Its been a tough week here, we lost a close family member, and have been struggling to emerge from the weight of the situation.

This weekend was the first stage, hopefully, in coming to terms. We attended the funeral, which was excellent. Very positive, very celebratory. It was highly, highly Christian. And everyone, I think, appreciated that it reflected the character of her very strong and frank faith quite authentically. I certainly did, and would not have wanted it any other way.

So, for the few of you who know me or our family, be assured this is not critical.

But this is a blog about religion and the bible, and the way life is complex and right and full of compromises.

There are, broadly speaking, two sets of stories about what happens when you die in the Christianity I’m familiar with.

The first is the ‘heaven’ story: when you die you go to heaven to live – you get given your own mansion in heaven, you meet all those who’ve died before you, you get to finally meet God face to face, and you can ‘look down’ in appreciation on those left behind: watching over the family members who try to honor your memory.

The second is the ‘sleep’ story: when you die your body goes back to the earth, and there you lie, your soul at rest. At some point in the future, Jesus will return to the earth, and the dead will rise again from the earth with new bodies. God will create a new heaven and a new earth, and will come down and make his permanent home on the new Earth in a great city (the new Jerusalem) with the believers.
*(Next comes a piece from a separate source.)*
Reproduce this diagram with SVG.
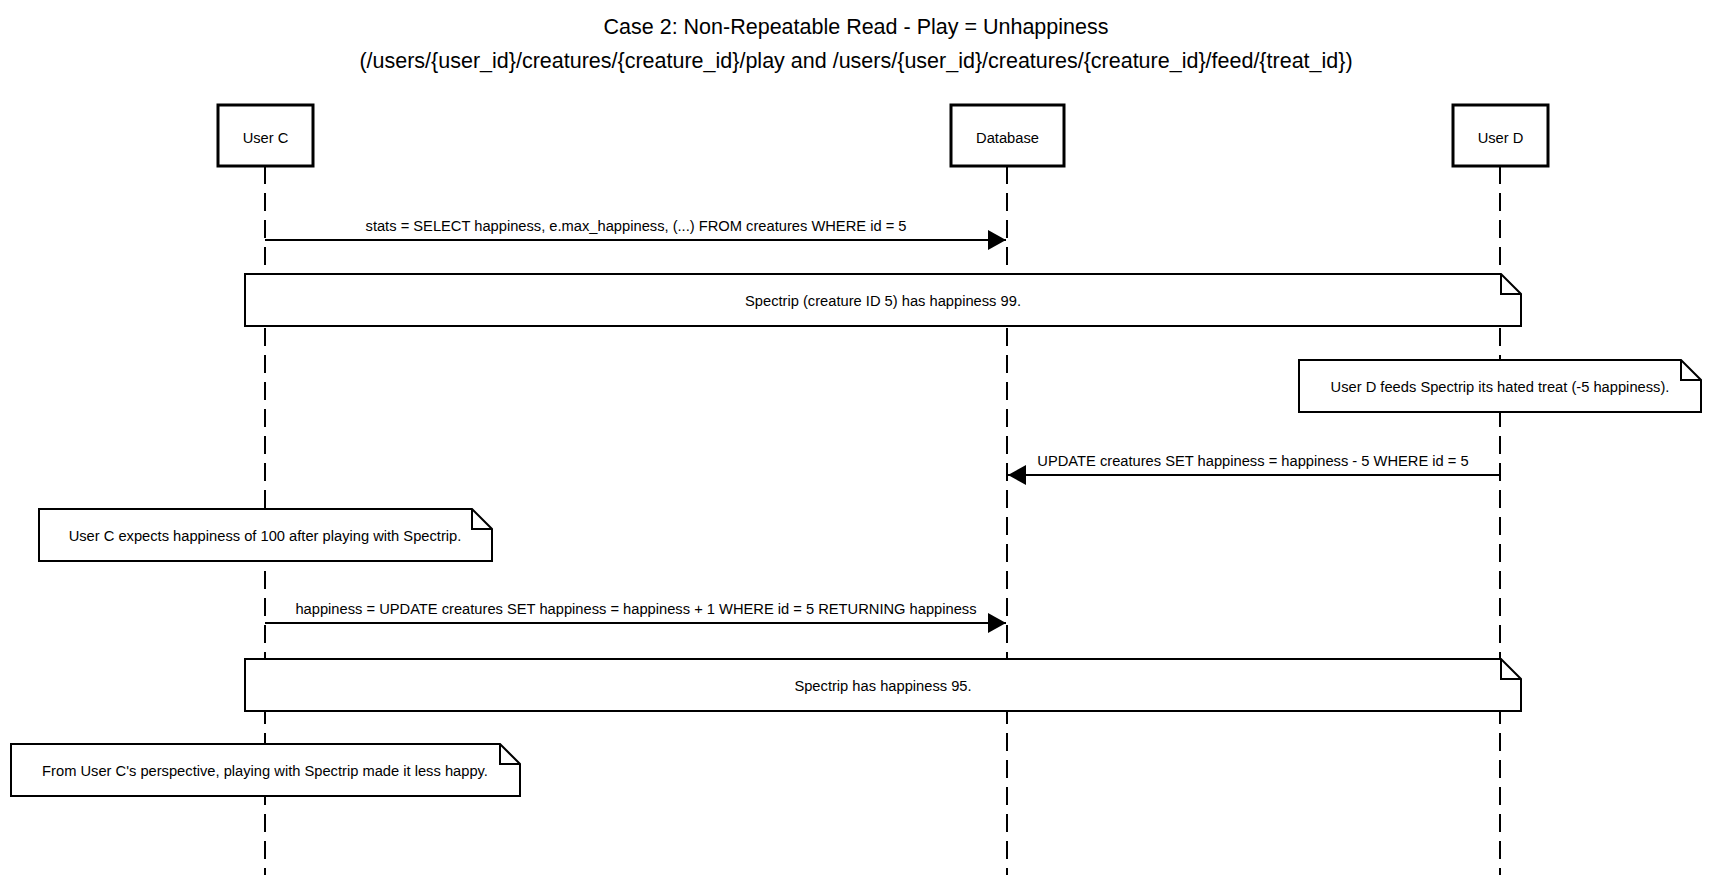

Both these threads are there in the NT, to a greater or lesser extent. The second is perhaps nearer to the theology of Paul, say, and the first to the writer of Revelation*.

What was interesting about this weekend, was the way the family and church had completely opted for the first story. That was the model which guided all discussion and all the messages preached at the services. But the bible verses quoted were specifically those of the second. So we had the famous 1 Thess 4 reading, surely the epitome of sleep-story references, immediately followed by the pastor saying (I paraphrase) – “yes, as the reading says, X is now in heaven with Jesus”.

Now, don’t get me wrong, a harrowing situation like this is *not* the time to be worried about consistency in theology. If religion has any use it is in times like this, when the *effect* of the words are far more important than their logic. But I did find it interesting and curious.

I wondered to my wife beforehand which story they’d go with, being a family that is quite evangelical (and conservative evangelicalism is the context I’ve come across the second story in, the first is much more culturally common here). The little corner of my brain still engaged as a biblical geek (which, it must be said, was a tiny fraction that day), found it an interesting compromise.

At some point, I think it would be interesting to think and write something about religion and rites of passage, particularly in how we deal with death. But now’s not the right time, now’s the time to comment briefly and focus on rebuilding our family.

* For clarity: I don’t mean to suggest either story is a fair portrayal of Paul or John’s theology of death, or that either is a ‘good’ exegetical story at all. Just that, if you wanted to quote-mine the NT for support, you would probably want to start in Paul for the sleep story and Revelation (or the gospels) for the heaven story.